A change in the lineup, a change in the sound
Paramore withstood line-up changes and rebranded in their 2013 self-titled record, producing their biggest hit to date. After Laughter is an evolution to this sound, and it comes with more surprises.
After Laughter leaves behind the pop-rock sound that Paramore has had for years, changing it out for heavy 80’s synth-rock influence. Jeremy Davis is no longer playing bass with the band, but with the style change, it’s hard to say how much difference this made. However, the return of founding member Zac Farro brought back a clear chemistry that the band was lacking in the percussion department. Taylor York has steadily taken on more responsibility with the band, going from just four co-writing credits on Brand New Eyes to co-producer and writer for the last two albums. York is now a major driving force behind the band’s sound, sharing producing credits with Justin Meldal-Johnsen, who recently produced Jimmy Eat World’s latest album. The two manage to capture the essence of the band while propelling them forward with a new sound.
We open with one of their catchiest songs yet: “Hard Times”. The opener is the heir apparent to their smash hit “Ain’t It Fun”. Both tracks are addictive and use their upbeat tone to mask a bleaker message. Where “Ain’t It Fun” was a nod to their older style, “Hard Times” is a complete departure. Hayley Williams’ vocals here are more dynamic and fun and the music takes heavy influence from 80s pop. The overlapping themes on the record are presented perfectly here; you don’t know how you survive hard times, but you have to power through anyway. This entire record touches on feeling fed up with that fact. Exhaustion with survival is a major recurring theme here.
“Told You So” is driven by keys and bass and plays like a Paramore remix more than anything. Melodically, it fits so tight with any of their records that it’s familiar-sounding upon first listen, like déjà vu. It’s catchy enough to avoid being skipped, but after a few listens of the record, this wasn’t one that I found myself remembering, let alone coming back to. “Caught in the Middle” is another track that I felt was lackluster. It was catchy enough to nod along to but it never stuck. Two mediocre tracks is a major improvement over their last effort though, which I felt was largely forgettable.
“Fake Happy,” is textbook Paramore songwriting. The message can be related to, but it is at times so blunt it can come out dull. Still, it’s one of the strongest tracks on the record. Williams keeps her voice distorted at the beginning of the song before synthesizers greet us and the full band breaks out. The notion of putting on a face is something that most people can relate to. Eventually, it becomes too much to do, and you hit a crossroads where you have to decide how much it’s really worth to keep the façade up. This song would be on a playlist for that crossroad and has the potential to be one of their next big singles.
They get a little folksy and introspective on “26”. It’s a rare ballad for the group, sticking to a single guitar, airy percussion, and a beautiful string arrangement. Williams recently commented on her change of hair, citing a need to remove herself from that part of her life in order to stable her emotions.

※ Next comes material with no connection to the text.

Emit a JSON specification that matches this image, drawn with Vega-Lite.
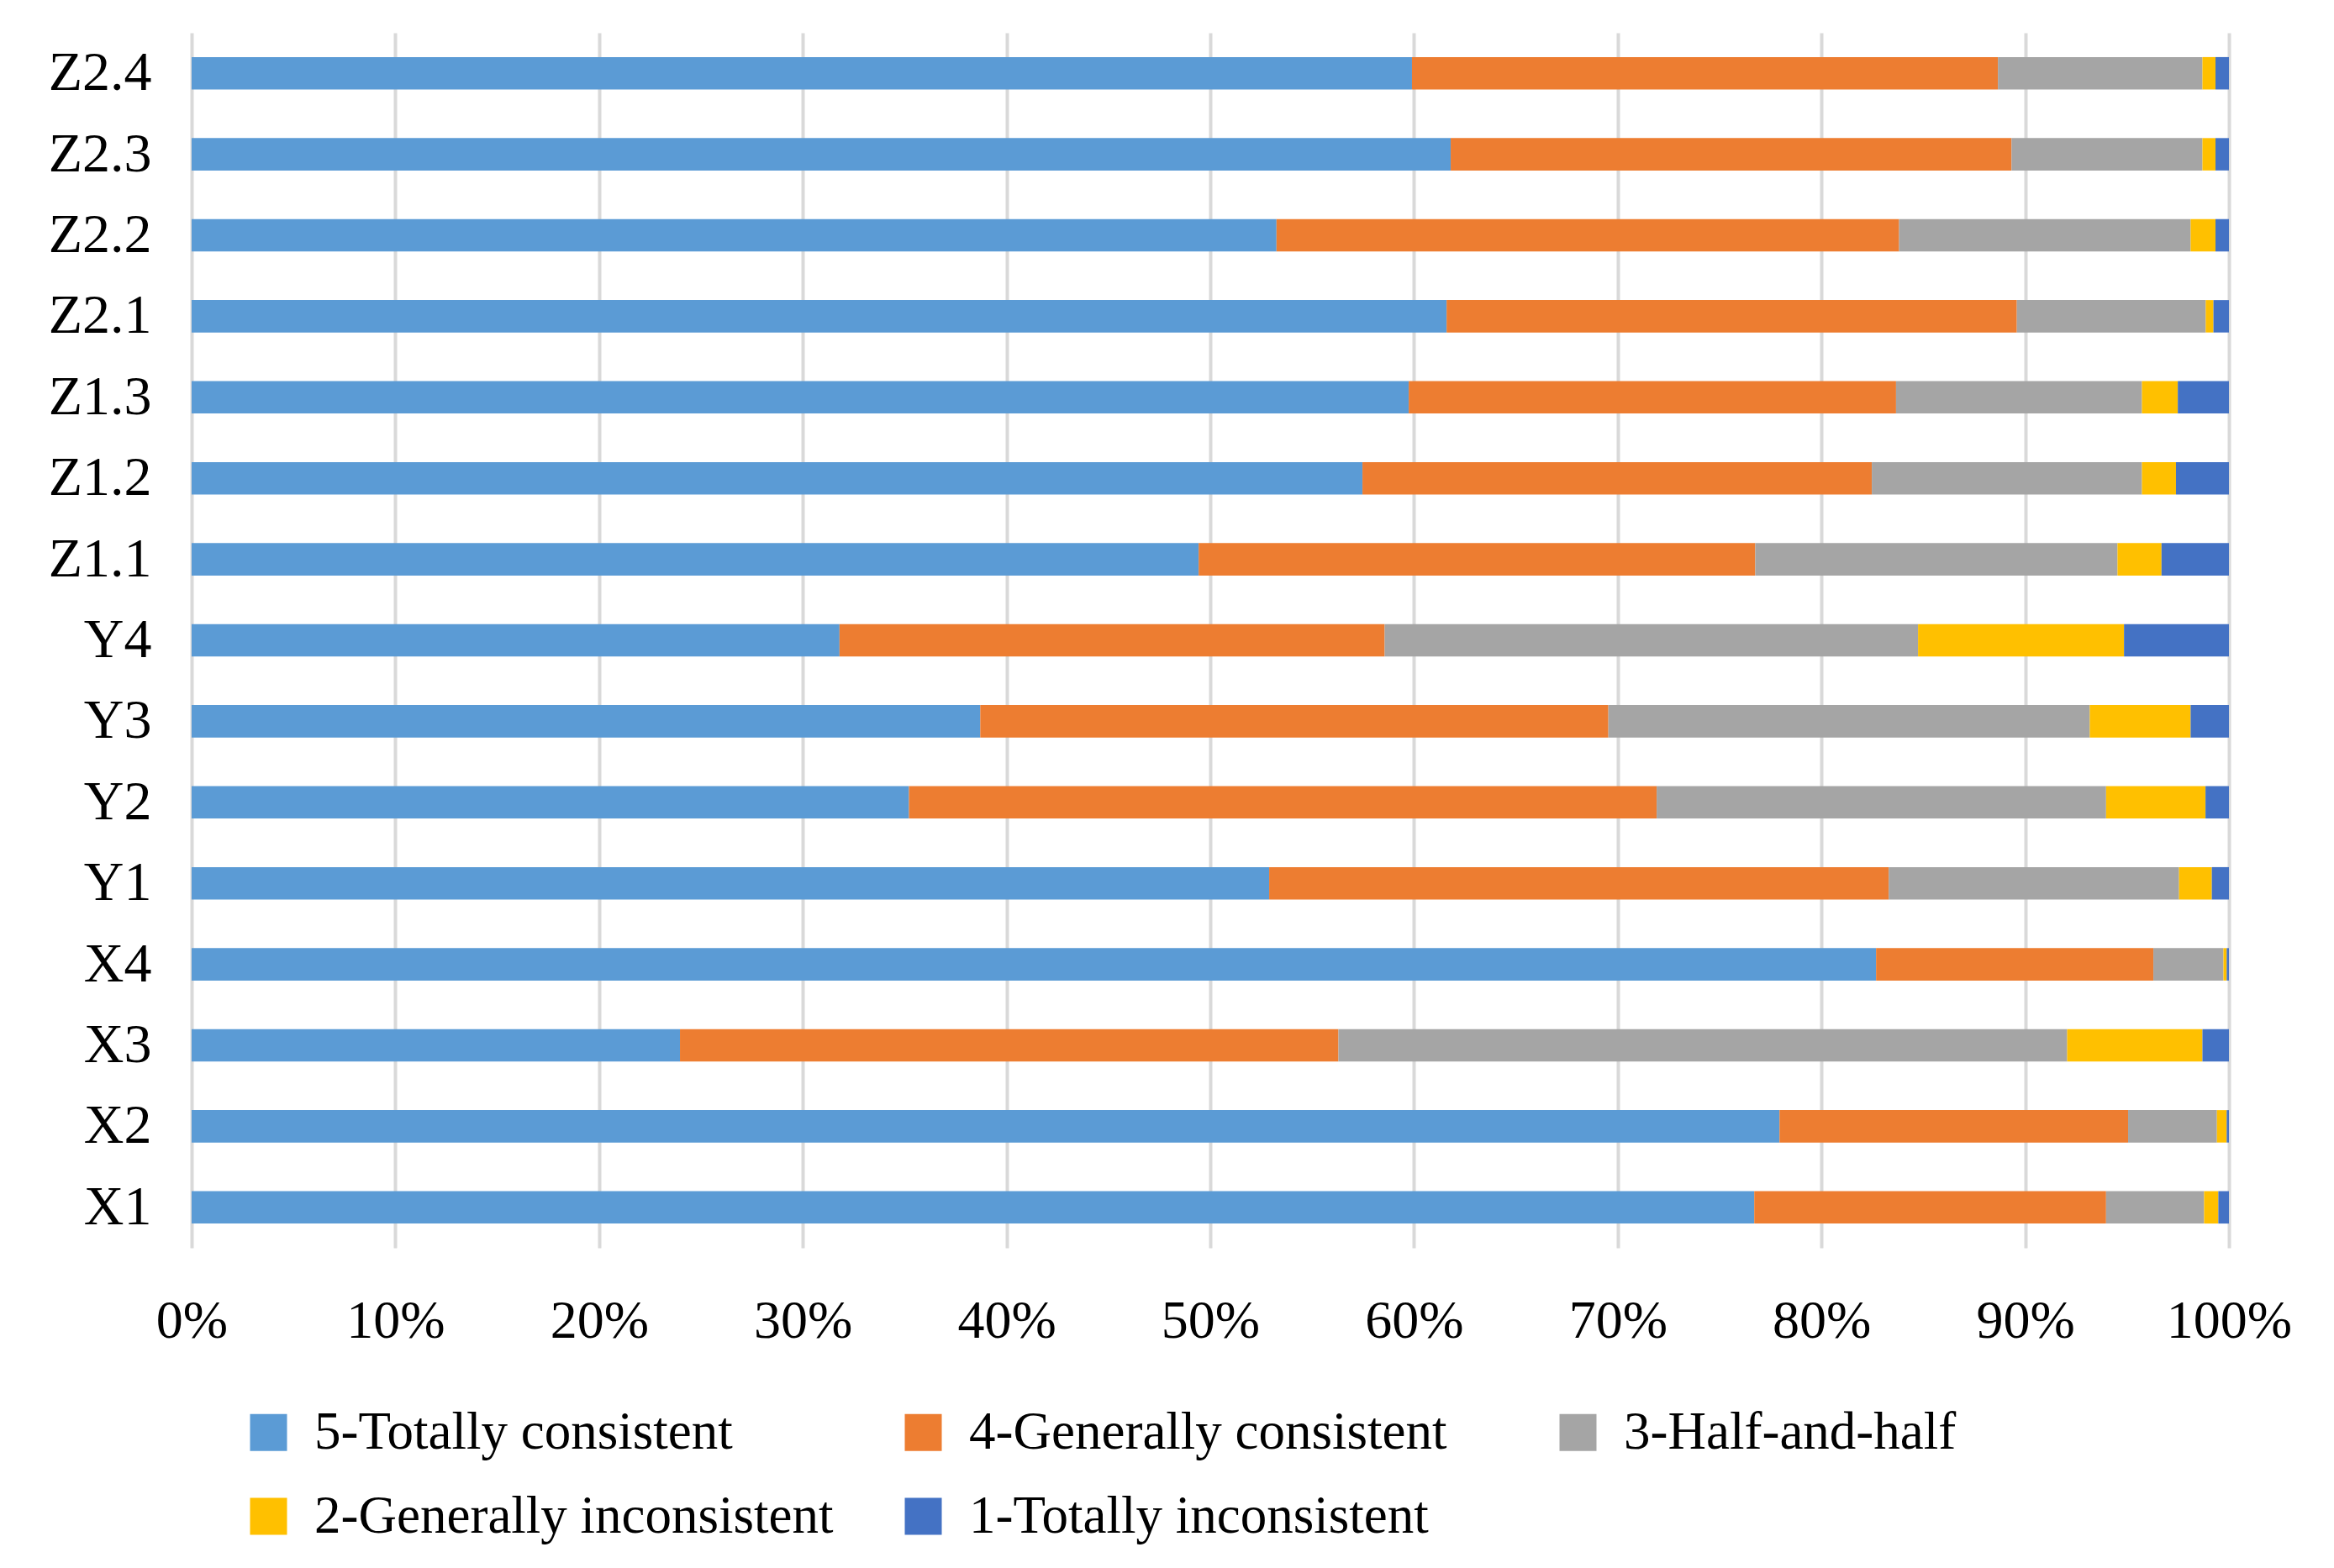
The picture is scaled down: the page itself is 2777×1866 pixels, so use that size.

The track, in a similar fashion, beckons the listener to hold on to hope no matter what. Williams does a good job at projecting an exhausted sound in her voice without going over the top with it. “Idle Worship” on the other hand, is Williams at her best. She yelps with energy and drives a hell of a melody in the chorus, with a choir-like backing arrangement leading into it. The first eight seconds of the track are reminiscent of some funky electro-swing too. It’s a really fun song and second only to “Hard Times” in terms of catchiness.
The album hits its peak though with “No Friend”. Mewithoutyou’s Aaron Weiss contributes vocals to the track, bringing his signature style and draw to an unfamiliar sound and showing that despite elevating to pop star status, the band hasn’t forgotten their roots. This song is really unlike anything the band has ever attempted before. It reminds me of their self-titled’s closer, Future. But where Future grew from subdued into something awe-inspiring, we instead have Weiss’s restrained and muffled voice bleeding through a sprawling arrangement. It is one of their most experimental songs and one of their best as well. Paramore is a great pop band and their change in style has clearly been a lucrative one for them. I just can’t help but hope we see a release similar to “No Friend” and “Future” because they have an uncanny knack for indie rock.